[Stored data entries]
::::

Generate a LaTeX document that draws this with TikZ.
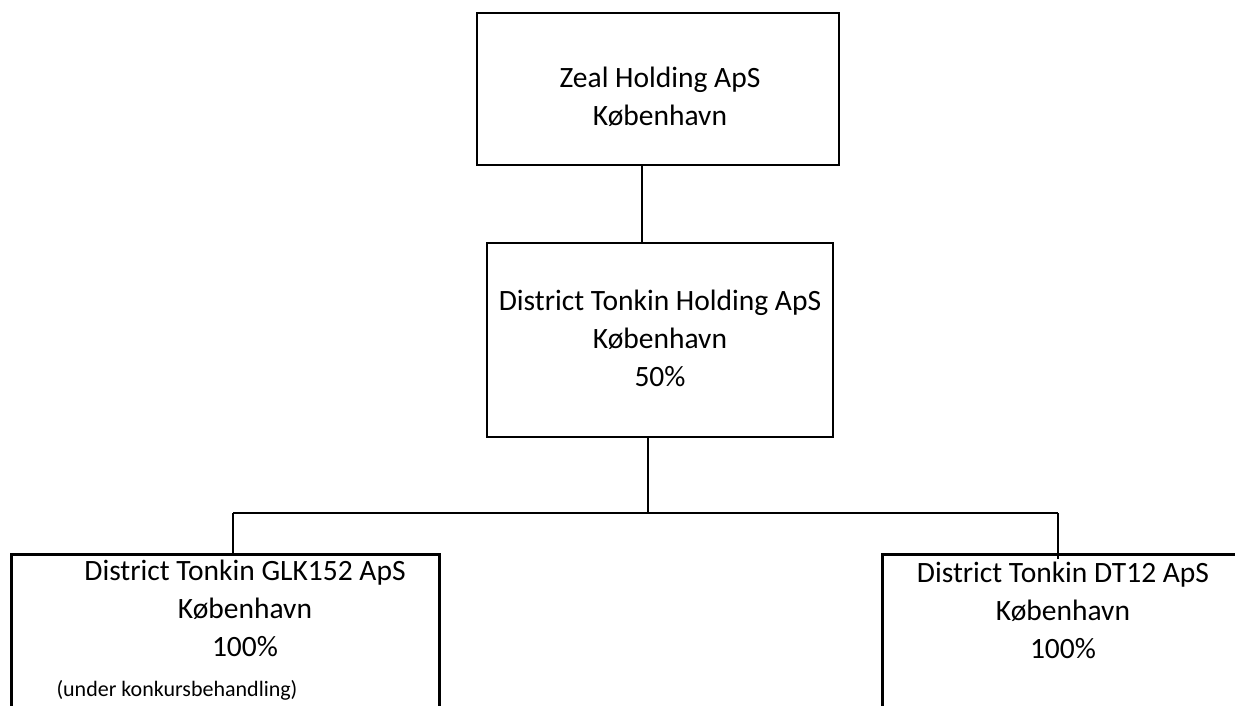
\documentclass[tikz,border=0pt]{standalone}
\usepackage{fontspec}
\setmainfont{Carlito}
\usetikzlibrary{positioning}
\tikzset{orgbox/.style={draw,line width=2.6pt,inner sep=0pt}}
\tikzset{orgtext/.style={align=center,inner sep=0pt,anchor=north,
                         font=\fontsize{29.5}{38}\selectfont}}
\tikzset{link/.style={draw,line width=2.6pt}}
\tikzset{thin link/.style={draw,line width=1.6pt}}

\begin{document}
\begin{tikzpicture}[x=1pt,y=-1pt]
  \clip (0,0) rectangle (1235,705);

  % boxes
  \node [orgbox,minimum width=362pt,minimum height=152pt] (zeal) at (658,89) {};
  \node [orgbox,minimum width=346pt,minimum height=194pt] (tonkin) at (660,340) {};
  \node [orgbox,anchor=north west,minimum width=428pt,minimum height=220pt] (glk) at (10,553) {};
  \node [orgbox,anchor=north west,minimum width=420pt,minimum height=220pt] (dt12) at (881,553) {};

  % texts
  \node [orgtext] (zealtext) at (660,67) {Zeal Holding ApS\\København};
  \node [orgtext] (tonkintext) at (660,290) {District Tonkin Holding ApS\\København\\50\%};
  \node [orgtext] (glktext) at (245,560) {District Tonkin GLK152 ApS\\København\\100\%};
  \node [orgtext,anchor=base,font=\fontsize{22}{26}\selectfont] (glknote) at (177,696)
    {(under konkursbehandling)};
  \node [orgtext] (dt12text) at (1063,562) {District Tonkin DT12 ApS\\København\\100\%};

  % connectors
  \coordinate (zealdrop) at ([xshift=-16pt]zeal.south);
  \draw [link] (zealdrop) -- (zealdrop |- tonkin.north);

  \coordinate (split) at (648,513);
  \coordinate (busleft) at (233,513);
  \coordinate (busright) at (1058,513);
  \draw [link] (split |- tonkin.south) -- (split);
  \draw [thin link] (busleft) -- (busright);
  \draw [link] (busleft) -- (busleft |- glk.north);
  \draw [thin link] (busright) -- ++(0,46);

\end{tikzpicture}
\end{document}
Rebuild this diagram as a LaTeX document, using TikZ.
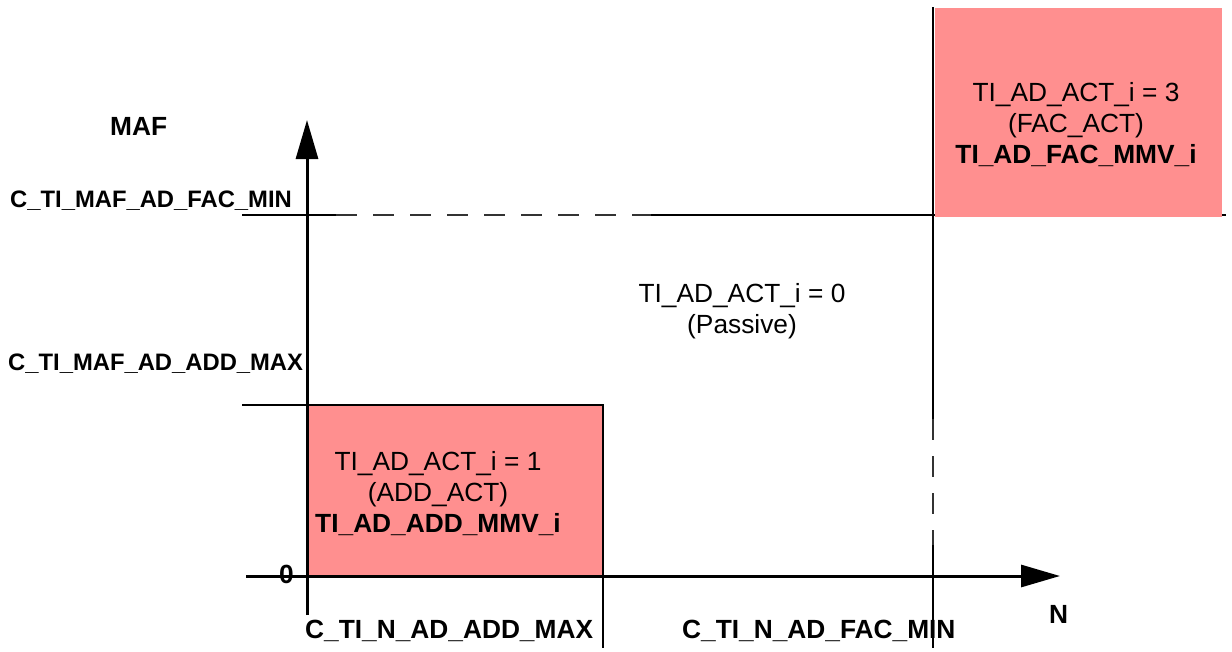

::::

# Your objective
Pictures are excluded; extract exactly the lines from the start of the data through the line that holds "(0,0) rectangle (1235,705);", both ends included.

# Result for this task
Generate a LaTeX document that draws this with TikZ.
\documentclass[tikz,border=0pt]{standalone}
\usepackage{fontspec}
\setmainfont{Carlito}
\usetikzlibrary{positioning}
\tikzset{orgbox/.style={draw,line width=2.6pt,inner sep=0pt}}
\tikzset{orgtext/.style={align=center,inner sep=0pt,anchor=north,
                         font=\fontsize{29.5}{38}\selectfont}}
\tikzset{link/.style={draw,line width=2.6pt}}
\tikzset{thin link/.style={draw,line width=1.6pt}}

\begin{document}
\begin{tikzpicture}[x=1pt,y=-1pt]
  \clip (0,0) rectangle (1235,705);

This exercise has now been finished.